Pryor redshirted last season in a crowded running back room, but comes into the 2022 campaign looking to make a name for himself. On his nine carries in the spring game, he rushed for 62 yards and a touchdown. He also hauled in four catches for 44 yards as he showed off his ability to make plays out of the backfield both on the ground and through the air. While Henderson proved his abilities as a receiving threat last year, Pryor may be Ohio State’s most talented pass-catching running back. With Henderson as your lead guy and Williams a more bowling ball type of runner, Pryor could find a role as a more shifty back with some wheel routes thrown his way in this year's offense.

On the flip side, everyone was excited to see Ohio State’s new-look defense under Jim Knowles. Not looking to give anything away before the season starts, the Buckeyes ran a pretty vanilla defensive scheme by design on Saturday, but that didn’t stop a handful of guys on that side of the ball from sticking out.

The player that I keyed in on this weekend was Kye Stokes. If you haven’t already purchased your stock in the freshman Ohio State safety, you should probably get in right now because the price is skyrocketing.

One of the more overlooked prospects in the Buckeyes’ loaded 2022 class, Stokes came to Columbus by way of Florida as the No. 358 player in the country and the nation’s No. 16 safety. However, all of the reports out of spring practice have been that Stokes has really been turning heads, and this was even more evidenced by him being the first of the Ohio State freshman to lose their black stripe. Of the 11 early enrollees in this freshman class, it appears as though Stokes is surging towards the head of the pack.

With Knowles’ defense being very safety heavy, there will be three of them on the field this season all in varying roles. Stokes likely fits into the ‘adjuster’ role, the spot which will likely be manned by Ronnie Hickman to begin the year. However, Stokes is certainly making a strong bid to push for playing time, as he looked fantastic in relief of Hickman during the spring game. He finished the afternoon tied for second on the team in tackles with nine and made a pair of pass breakups, including a really impressive play coming across the middle to knock down a ball at the end of the second quarter.

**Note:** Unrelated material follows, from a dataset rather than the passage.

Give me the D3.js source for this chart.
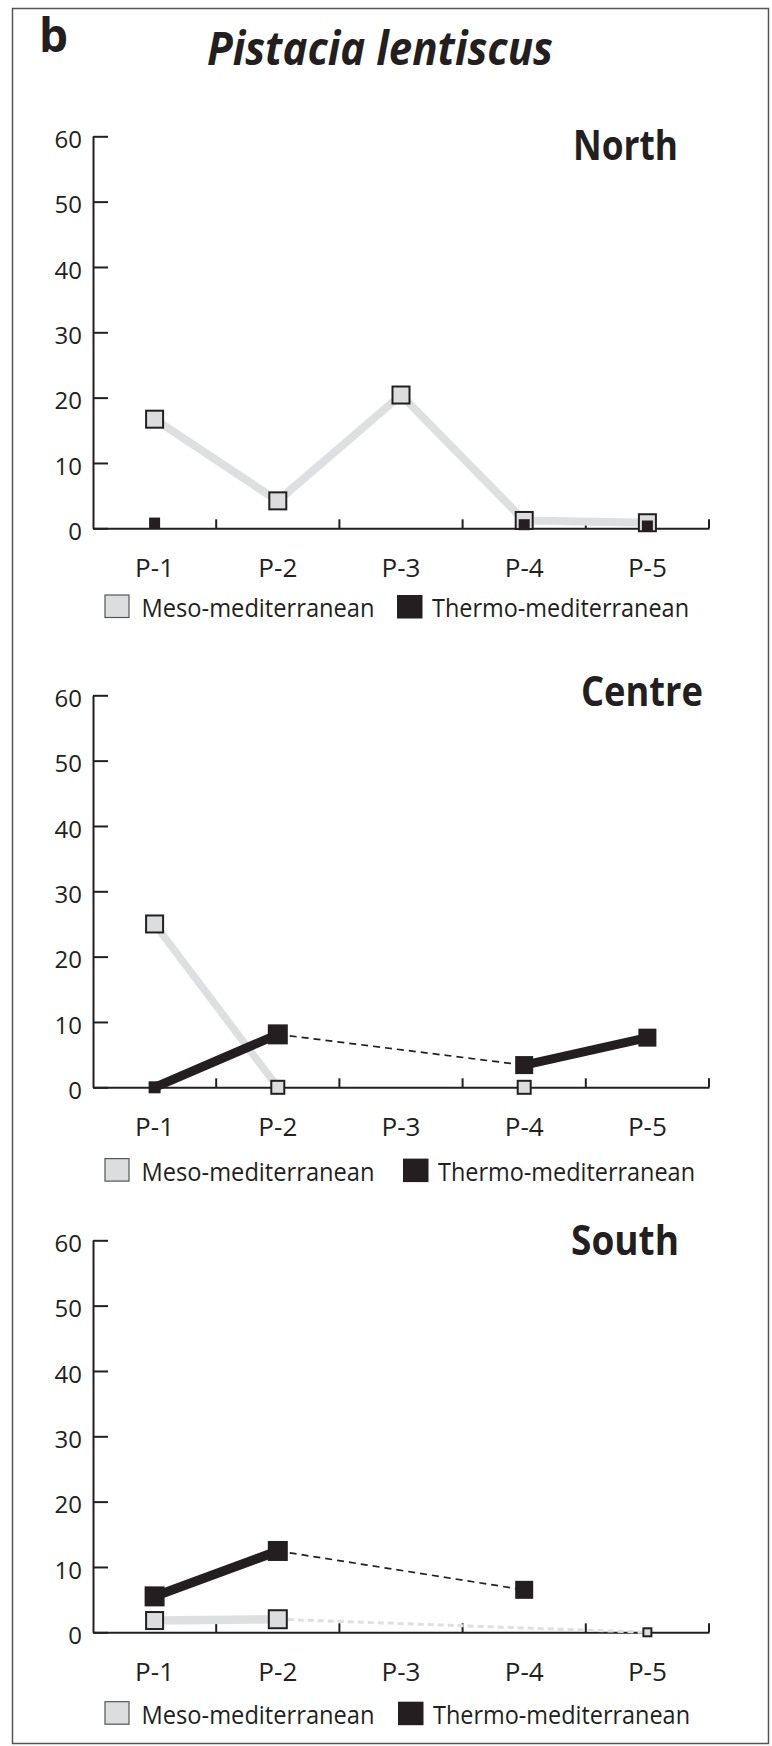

The safety room is loaded with talent for Ohio State this season, with Hickman, Josh Proctor and Tanner McCalister as your leading candidates to start at the three spots plus Kourt Williams and Cam Martinez waiting in the wings. However, if Stokes really is the type of player he showed he is capable of being this spring, it wouldn’t be at all surprising to see him as the first guy off the bench to spell Hickman this season, and with continued improvement could even push for some really significant playing time as the year goes on. There is a lot ahead of him at the position, but it wouldn’t be shocking at this point to see him turn into this year’s Denzel Burke as an unheralded four-star guy who becomes a starter by year's end.